DIRECTIVE:
Do not copy the pictures. Write out the lines from the start of the entries through the line containing "import seaborn as sns".

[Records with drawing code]
-------------------------

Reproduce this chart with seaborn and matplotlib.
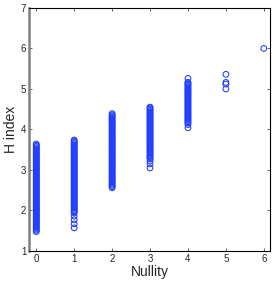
import pandas as pd
import matplotlib
matplotlib.use("Agg")
import matplotlib.pyplot as plt
import seaborn as sns

# H index values, one list per nullity value
h_null0 = [1.48, 1.51, 1.54, 1.57, 1.60, 1.63, 1.66, 1.69, 1.72, 1.75, 1.78, 1.81,
           1.84, 1.87, 1.90, 1.93, 1.96, 1.99, 2.02, 2.05, 2.08, 2.11, 2.14, 2.17,
           2.20, 2.23, 2.26, 2.29, 2.32, 2.35, 2.38, 2.41, 2.44, 2.47, 2.50, 2.53,
           2.56, 2.59, 2.62, 2.65, 2.68, 2.71, 2.74, 2.77, 2.80, 2.83, 2.86, 2.89,
           2.92, 2.95, 2.98, 3.01, 3.04, 3.07, 3.10, 3.13, 3.16, 3.19, 3.22, 3.25,
           3.28, 3.31, 3.34, 3.37, 3.40, 3.43, 3.46, 3.49, 3.52, 3.55, 3.58, 3.61,
           3.64]
h_null1 = [1.57, 1.67, 1.77, 1.86,
           1.94, 1.97, 2.00, 2.03, 2.06, 2.09, 2.12, 2.15, 2.18, 2.21, 2.24, 2.27,
           2.30, 2.33, 2.36, 2.39, 2.42, 2.45, 2.48, 2.51, 2.54, 2.57, 2.60, 2.63,
           2.66, 2.69, 2.72, 2.75, 2.78, 2.81, 2.84, 2.87, 2.90, 2.93, 2.96, 2.99,
           3.02, 3.05, 3.08, 3.11, 3.14, 3.17, 3.20, 3.23, 3.26, 3.29, 3.32, 3.35,
           3.38, 3.41, 3.44, 3.47, 3.50, 3.53, 3.56, 3.59, 3.62, 3.65, 3.68, 3.71,
           3.74]
h_null2 = [2.56, 2.59, 2.62, 2.65, 2.68, 2.71, 2.74, 2.77, 2.80, 2.83, 2.86, 2.89,
           2.92, 2.95, 2.98, 3.01, 3.04, 3.07, 3.10, 3.13, 3.16, 3.19, 3.22, 3.25,
           3.28, 3.31, 3.34, 3.37, 3.40, 3.43, 3.46, 3.49, 3.52, 3.55, 3.58, 3.61,
           3.64, 3.67, 3.70, 3.73, 3.76, 3.79, 3.82, 3.85, 3.88, 3.91, 3.94, 3.97,
           4.00, 4.03, 4.06, 4.09, 4.12, 4.15, 4.18, 4.21, 4.24, 4.27, 4.30, 4.33,
           4.36, 4.39]
h_null3 = [3.05, 3.15, 3.22,
           3.27, 3.30, 3.33, 3.36, 3.39, 3.42, 3.45, 3.48, 3.51, 3.54, 3.57, 3.60,
           3.63, 3.66, 3.69, 3.72, 3.75, 3.78, 3.81, 3.84, 3.87, 3.90, 3.93, 3.96,
           3.99, 4.02, 4.05, 4.08, 4.11, 4.14, 4.17, 4.20, 4.23, 4.26, 4.29, 4.32,
           4.35, 4.38, 4.41, 4.44, 4.47, 4.50, 4.53, 4.55]
h_null4 = [4.04, 4.12,
           4.16, 4.19, 4.22, 4.25, 4.28, 4.31, 4.34, 4.37, 4.40, 4.43, 4.46, 4.49,
           4.52, 4.55, 4.58, 4.61, 4.64, 4.67, 4.70, 4.73, 4.76, 4.79, 4.82, 4.85,
           4.88, 4.91, 4.94, 4.97, 5.00, 5.03, 5.06, 5.09, 5.12, 5.15, 5.16,
           5.26]
h_null5 = [5.00, 5.12, 5.16, 5.36]
h_null6 = [6.00]

nullity_levels = [0, 1, 2, 3, 4, 5, 6]
h_lists = [h_null0, h_null1, h_null2, h_null3, h_null4, h_null5, h_null6]

rows = []
for n, hs in zip(nullity_levels, h_lists):
    for h in hs:
        rows.append({"Nullity": n, "H index": h})
df = pd.DataFrame(rows)

sns.set_style("white")
plt.rcParams["font.family"] = ["Liberation Sans", "DejaVu Sans"]

fig = plt.figure(figsize=(2.74, 2.82), dpi=100)
ax = fig.add_axes([0.106, 0.110, 0.879, 0.862])

sns.scatterplot(data=df, x="Nullity", y="H index", ax=ax, marker="o",
                facecolors="none", edgecolor="#1f3cff", linewidth=0.75, s=17)

ax.set_xlim(-0.19, 6.16)
ax.set_ylim(1, 7)
ax.set_xticks(nullity_levels)
ax.set_yticks([1, 2, 3, 4, 5, 6, 7])
ax.tick_params(direction="in", length=2.5, width=0.5, labelsize=7, pad=2,
               top=True, right=True, bottom=True, left=True)
ax.set_xlabel("Nullity", fontsize=10, labelpad=1)
ax.set_ylabel("H index", fontsize=10, labelpad=2)

for side in ["top", "right", "bottom"]:
    ax.spines[side].set_color("black")
    ax.spines[side].set_linewidth(0.8)
ax.spines["left"].set_color("#808080")
ax.spines["left"].set_linewidth(1.8)

fig.savefig("out.png", dpi=100)
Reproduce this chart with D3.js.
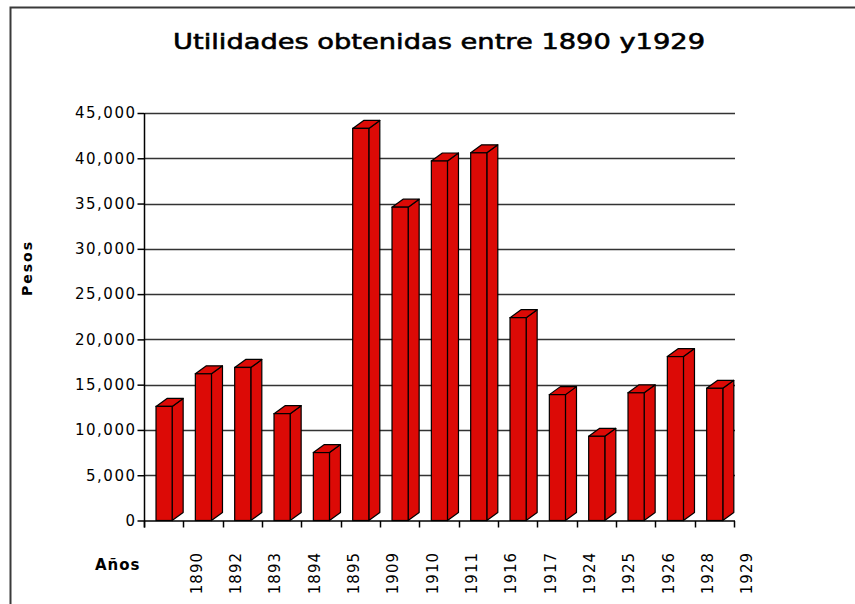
<!DOCTYPE html>
<html>
<head>
<meta charset="utf-8">
<script src="https://cdnjs.cloudflare.com/ajax/libs/d3/7.8.5/d3.min.js"></script>
<style>
  html, body { margin: 0; padding: 0; background: #fff; }
  svg { display: block; }
</style>
</head>
<body>
<svg id="chart" width="855" height="604"></svg>
<script>
// ---- data ----
const years = ["1890","1892","1893","1894","1895","1909","1910","1911","1916","1917","1924","1925","1926","1928","1929"];
const utilidades = [12600, 16200, 16900, 11800, 7500, 43300, 34600, 39700, 40600, 22400, 13900, 9300, 14100, 18100, 14600];
const yTicks = [0, 5000, 10000, 15000, 20000, 25000, 30000, 35000, 40000, 45000];
const titleText = "Utilidades obtenidas entre 1890 y1929";
const yTitle = "Pesos";
const xTitle = "Años";

(function () {
// ---- layout ----
const svg = d3.select("#chart");
const pLeft = 145, pRight = 735, pTop = 113, pBottom = 520.5;
const red = "#dc0a06";

const x = d3.scaleBand().domain(years).range([pLeft, pRight]).padding(0);
const y = d3.scaleLinear().domain([0, 45000]).range([pBottom, pTop]);

// frame
svg.append("path")
  .attr("d", `M10.5,604 L10.5,7.5 L855,7.5`)
  .attr("fill", "none").attr("stroke", "#3a3a3a").attr("stroke-width", 2);

// title
svg.append("text")
  .attr("x", 439).attr("y", 49)
  .attr("text-anchor", "middle")
  .attr("font-family", "DejaVu Sans")
  .attr("font-size", 22).attr("font-weight", "normal")
  .attr("textLength", 532).attr("lengthAdjust", "spacingAndGlyphs")
  .attr("fill", "#000").attr("stroke", "#000").attr("stroke-width", 0.6)
  .text(titleText);

// gridlines
svg.append("g").selectAll("line")
  .data(yTicks.filter(d => d > 0))
  .join("line")
  .attr("x1", pLeft).attr("x2", pRight)
  .attr("y1", d => Math.round(y(d)) + 0.5).attr("y2", d => Math.round(y(d)) + 0.5)
  .attr("stroke", "#333").attr("stroke-width", 1.5);

// y axis
const yAxis = d3.axisLeft(y).tickValues(yTicks).tickSize(7).tickPadding(4)
  .tickFormat(d3.format(","));
const gy = svg.append("g").attr("transform", `translate(${pLeft - 0.5},0)`).call(yAxis);
gy.select(".domain").attr("stroke", "#000").attr("stroke-width", 1.5)
  .attr("d", `M0,${pTop}V${pBottom + 7}`);
gy.selectAll(".tick line").attr("stroke", "#000").attr("stroke-width", 1.5);
gy.selectAll(".tick text")
  .attr("font-family", "DejaVu Sans").attr("font-size", 15)
  .attr("letter-spacing", 1.5).attr("fill", "#000").attr("dx", 3);

// bars (pseudo-3D)
const bw = x.bandwidth();
const off = bw * 0.28, fw = bw * 0.41, dx = bw * 0.28, dy = 8;
const bars = svg.append("g").selectAll("g").data(years.map((yr, i) => ({yr, v: utilidades[i]}))).join("g");
bars.append("path") // side
  .attr("d", d => {
    const x0 = x(d.yr) + off + fw, yt = y(d.v), yb = y(0);
    return `M${x0},${yt}L${x0 + dx},${yt - dy}L${x0 + dx},${yb - dy}L${x0},${yb}Z`;
  })
  .attr("fill", red).attr("stroke", "#000").attr("stroke-width", 1.2).attr("stroke-linejoin", "round");
bars.append("path") // top
  .attr("d", d => {
    const x0 = x(d.yr) + off, yt = y(d.v);
    return `M${x0},${yt}L${x0 + dx},${yt - dy}L${x0 + fw + dx},${yt - dy}L${x0 + fw},${yt}Z`;
  })
  .attr("fill", red).attr("stroke", "#000").attr("stroke-width", 1.2).attr("stroke-linejoin", "round");
bars.append("rect") // front
  .attr("x", d => x(d.yr) + off).attr("y", d => y(d.v))
  .attr("width", fw).attr("height", d => y(0) - y(d.v))
  .attr("fill", red).attr("stroke", "#000").attr("stroke-width", 1.2);

// x axis
const xb = y(0) + 0.5;
svg.append("line").attr("x1", pLeft - 0.5).attr("x2", pRight).attr("y1", xb).attr("y2", xb)
  .attr("stroke", "#000").attr("stroke-width", 1.5);
const edges = years.map(d => x(d)).concat([pRight]);
svg.append("g").selectAll("line").data(edges).join("line")
  .attr("x1", d => Math.round(d) - 0.5).attr("x2", d => Math.round(d) - 0.5)
  .attr("y1", xb).attr("y2", xb + 6.5)
  .attr("stroke", "#000").attr("stroke-width", 1.5);
svg.append("g").selectAll("text").data(years).join("text")
  .attr("transform", d => `translate(${x(d) + bw + 12},552) rotate(-90)`)
  .attr("text-anchor", "end").attr("dy", "0.36em")
  .attr("font-family", "DejaVu Sans").attr("font-size", 15)
  .attr("letter-spacing", 1).attr("fill", "#000")
  .text(d => d);

// axis titles
svg.append("text")
  .attr("transform", "translate(27,268) rotate(-90)")
  .attr("text-anchor", "middle").attr("dy", "0.36em")
  .attr("font-family", "DejaVu Sans").attr("font-weight", "bold").attr("font-size", 14)
  .attr("letter-spacing", 2).attr("fill", "#000")
  .text(yTitle);
svg.append("text")
  .attr("x", 95).attr("y", 570)
  .attr("font-family", "DejaVu Sans").attr("font-weight", "bold").attr("font-size", 15)
  .attr("letter-spacing", 1).attr("fill", "#000")
  .text(xTitle);
})();
</script>
</body>
</html>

-------------------------

EXPECTED OUTPUT:
Reproduce this chart with seaborn and matplotlib.
import pandas as pd
import matplotlib
matplotlib.use("Agg")
import matplotlib.pyplot as plt
import seaborn as sns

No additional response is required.